# My first gun.



## rooskers (Jul 16, 2008)

Last week I bought my first gun which is a XD .45acp service model. I went out this weekend with my friend and his dad and put about 75 rounds through it and loved it. This weekend I am taking my basic handgun training class and after that am going to get a membership at my local gun club.


----------



## BeefyBeefo (Jan 30, 2008)

Welcome to the forum, and congratas on your purchase!

-Jeff-


----------



## Todd (Jul 3, 2006)

Welcome to the XD club.

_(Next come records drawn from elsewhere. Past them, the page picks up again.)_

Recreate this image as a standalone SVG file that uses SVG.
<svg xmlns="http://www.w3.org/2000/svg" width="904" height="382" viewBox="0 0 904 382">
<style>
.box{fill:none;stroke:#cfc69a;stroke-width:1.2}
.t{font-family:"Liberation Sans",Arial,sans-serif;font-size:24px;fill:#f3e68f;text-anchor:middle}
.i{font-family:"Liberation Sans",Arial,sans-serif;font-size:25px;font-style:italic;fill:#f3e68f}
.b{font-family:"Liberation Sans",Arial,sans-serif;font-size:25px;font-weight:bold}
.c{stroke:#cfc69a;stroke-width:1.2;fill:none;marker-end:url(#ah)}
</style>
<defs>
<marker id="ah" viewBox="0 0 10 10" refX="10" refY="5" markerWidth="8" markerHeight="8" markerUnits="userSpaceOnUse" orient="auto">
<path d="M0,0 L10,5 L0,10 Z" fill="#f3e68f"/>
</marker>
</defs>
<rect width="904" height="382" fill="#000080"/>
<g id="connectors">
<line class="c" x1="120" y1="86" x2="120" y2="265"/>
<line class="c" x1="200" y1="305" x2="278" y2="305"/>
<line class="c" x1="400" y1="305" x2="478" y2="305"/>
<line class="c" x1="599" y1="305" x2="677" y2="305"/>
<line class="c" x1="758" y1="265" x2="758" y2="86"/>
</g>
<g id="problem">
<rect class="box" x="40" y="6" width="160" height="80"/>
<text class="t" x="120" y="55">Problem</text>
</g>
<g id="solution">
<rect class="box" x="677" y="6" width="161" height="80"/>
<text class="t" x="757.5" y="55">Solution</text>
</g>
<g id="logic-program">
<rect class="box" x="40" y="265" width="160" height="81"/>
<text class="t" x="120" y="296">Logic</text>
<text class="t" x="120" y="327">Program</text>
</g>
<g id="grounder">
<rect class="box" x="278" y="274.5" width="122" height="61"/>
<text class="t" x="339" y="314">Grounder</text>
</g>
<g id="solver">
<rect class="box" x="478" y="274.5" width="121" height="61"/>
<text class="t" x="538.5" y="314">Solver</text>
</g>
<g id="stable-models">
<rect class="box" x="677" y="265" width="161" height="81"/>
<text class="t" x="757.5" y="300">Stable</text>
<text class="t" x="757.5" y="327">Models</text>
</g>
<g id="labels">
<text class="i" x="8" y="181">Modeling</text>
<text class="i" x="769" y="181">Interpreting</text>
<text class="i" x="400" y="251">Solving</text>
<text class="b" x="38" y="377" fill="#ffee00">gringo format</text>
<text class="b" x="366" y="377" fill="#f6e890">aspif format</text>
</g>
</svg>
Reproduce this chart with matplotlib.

Soon you'll be like a number of us who have 2 or more XD's (they're like dogs in that they're happier in packs).


----------



## bps3040 (Jan 6, 2008)

Todd said:


> Welcome to the XD club. Soon you'll be like a number of us who have 2 or more XD's (they're like dogs in that they're happier in packs).


+1 Welcome to the club.


----------



## DogRanger (Apr 12, 2008)

Congrats on xd 45, the more you shoot it the more you will like it. I have the XD45c in Dark Earth just keeps getting better. :smt023


----------



## TheTreeWiseMen (Apr 15, 2008)

Congrats on the new gun. My pistol permit from Nassau County NY should be with me in the next month or so....


----------



## khellandros66 (Oct 1, 2007)

Love my XD and welcome to the club!


----------



## rooskers (Jul 16, 2008)

I will be taking my first class at Oregon Firearms Academy. It is a little ways away from me but the only thing I could find close by was just a 4 hour class located in a motel room and no shooting was involved. Since I am new to hand guns I thought this place looked a little better for me since I want to learn to shoot not just get my ccw license.

http://www.oregonfirearmsacademy.com/


----------